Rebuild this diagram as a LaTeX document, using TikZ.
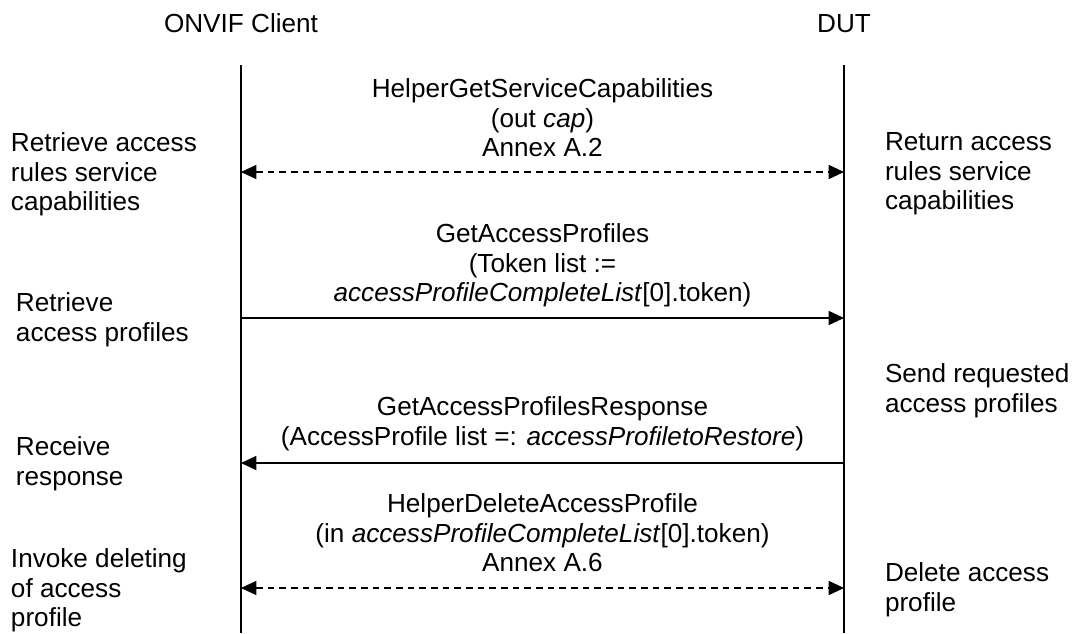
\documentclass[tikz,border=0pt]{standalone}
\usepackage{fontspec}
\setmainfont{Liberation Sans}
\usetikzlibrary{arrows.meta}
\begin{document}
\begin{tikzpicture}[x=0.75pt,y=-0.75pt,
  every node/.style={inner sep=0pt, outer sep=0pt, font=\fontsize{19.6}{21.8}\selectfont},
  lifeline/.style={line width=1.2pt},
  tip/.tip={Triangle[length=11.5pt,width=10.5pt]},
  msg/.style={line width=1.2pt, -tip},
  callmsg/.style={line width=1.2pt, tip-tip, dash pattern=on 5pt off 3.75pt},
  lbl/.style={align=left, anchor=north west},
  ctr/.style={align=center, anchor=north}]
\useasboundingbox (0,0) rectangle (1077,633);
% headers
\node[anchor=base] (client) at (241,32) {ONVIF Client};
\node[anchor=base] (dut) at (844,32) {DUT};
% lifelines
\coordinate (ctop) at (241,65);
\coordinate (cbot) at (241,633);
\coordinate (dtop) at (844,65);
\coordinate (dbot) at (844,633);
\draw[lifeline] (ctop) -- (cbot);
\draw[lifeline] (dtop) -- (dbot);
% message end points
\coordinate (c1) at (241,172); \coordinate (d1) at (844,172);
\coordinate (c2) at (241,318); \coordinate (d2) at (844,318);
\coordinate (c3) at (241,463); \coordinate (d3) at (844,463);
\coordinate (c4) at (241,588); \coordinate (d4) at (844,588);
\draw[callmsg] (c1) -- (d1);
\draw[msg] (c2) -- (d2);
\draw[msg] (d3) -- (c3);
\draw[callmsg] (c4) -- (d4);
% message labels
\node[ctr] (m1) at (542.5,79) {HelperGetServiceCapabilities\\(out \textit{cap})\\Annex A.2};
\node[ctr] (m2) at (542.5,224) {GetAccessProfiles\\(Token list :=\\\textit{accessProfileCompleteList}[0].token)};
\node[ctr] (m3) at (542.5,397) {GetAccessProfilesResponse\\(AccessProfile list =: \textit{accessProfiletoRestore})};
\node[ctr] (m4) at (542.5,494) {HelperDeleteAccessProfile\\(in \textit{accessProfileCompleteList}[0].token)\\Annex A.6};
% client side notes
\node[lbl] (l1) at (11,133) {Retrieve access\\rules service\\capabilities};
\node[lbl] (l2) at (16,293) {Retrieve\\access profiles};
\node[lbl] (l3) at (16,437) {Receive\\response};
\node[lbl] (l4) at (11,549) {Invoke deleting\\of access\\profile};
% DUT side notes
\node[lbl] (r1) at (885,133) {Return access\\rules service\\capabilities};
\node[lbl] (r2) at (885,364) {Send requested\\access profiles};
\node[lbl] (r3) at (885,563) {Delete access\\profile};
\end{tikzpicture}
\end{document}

**Exercise requirements**.
Reproduce the material above verbatim; omit every picture.

**Final result**.
Rebuild this diagram as a LaTeX document, using TikZ.
\documentclass[tikz,border=0pt]{standalone}
\usepackage{fontspec}
\setmainfont{Liberation Sans}
\usetikzlibrary{arrows.meta}
\begin{document}
\begin{tikzpicture}[x=0.75pt,y=-0.75pt,
  every node/.style={inner sep=0pt, outer sep=0pt, font=\fontsize{19.6}{21.8}\selectfont},
  lifeline/.style={line width=1.2pt},
  tip/.tip={Triangle[length=11.5pt,width=10.5pt]},
  msg/.style={line width=1.2pt, -tip},
  callmsg/.style={line width=1.2pt, tip-tip, dash pattern=on 5pt off 3.75pt},
  lbl/.style={align=left, anchor=north west},
  ctr/.style={align=center, anchor=north}]
\useasboundingbox (0,0) rectangle (1077,633);
% headers
\node[anchor=base] (client) at (241,32) {ONVIF Client};
\node[anchor=base] (dut) at (844,32) {DUT};
% lifelines
\coordinate (ctop) at (241,65);
\coordinate (cbot) at (241,633);
\coordinate (dtop) at (844,65);
\coordinate (dbot) at (844,633);
\draw[lifeline] (ctop) -- (cbot);
\draw[lifeline] (dtop) -- (dbot);
% message end points
\coordinate (c1) at (241,172); \coordinate (d1) at (844,172);
\coordinate (c2) at (241,318); \coordinate (d2) at (844,318);
\coordinate (c3) at (241,463); \coordinate (d3) at (844,463);
\coordinate (c4) at (241,588); \coordinate (d4) at (844,588);
\draw[callmsg] (c1) -- (d1);
\draw[msg] (c2) -- (d2);
\draw[msg] (d3) -- (c3);
\draw[callmsg] (c4) -- (d4);
% message labels
\node[ctr] (m1) at (542.5,79) {HelperGetServiceCapabilities\\(out \textit{cap})\\Annex A.2};
\node[ctr] (m2) at (542.5,224) {GetAccessProfiles\\(Token list :=\\\textit{accessProfileCompleteList}[0].token)};
\node[ctr] (m3) at (542.5,397) {GetAccessProfilesResponse\\(AccessProfile list =: \textit{accessProfiletoRestore})};
\node[ctr] (m4) at (542.5,494) {HelperDeleteAccessProfile\\(in \textit{accessProfileCompleteList}[0].token)\\Annex A.6};
% client side notes
\node[lbl] (l1) at (11,133) {Retrieve access\\rules service\\capabilities};
\node[lbl] (l2) at (16,293) {Retrieve\\access profiles};
\node[lbl] (l3) at (16,437) {Receive\\response};
\node[lbl] (l4) at (11,549) {Invoke deleting\\of access\\profile};
% DUT side notes
\node[lbl] (r1) at (885,133) {Return access\\rules service\\capabilities};
\node[lbl] (r2) at (885,364) {Send requested\\access profiles};
\node[lbl] (r3) at (885,563) {Delete access\\profile};
\end{tikzpicture}
\end{document}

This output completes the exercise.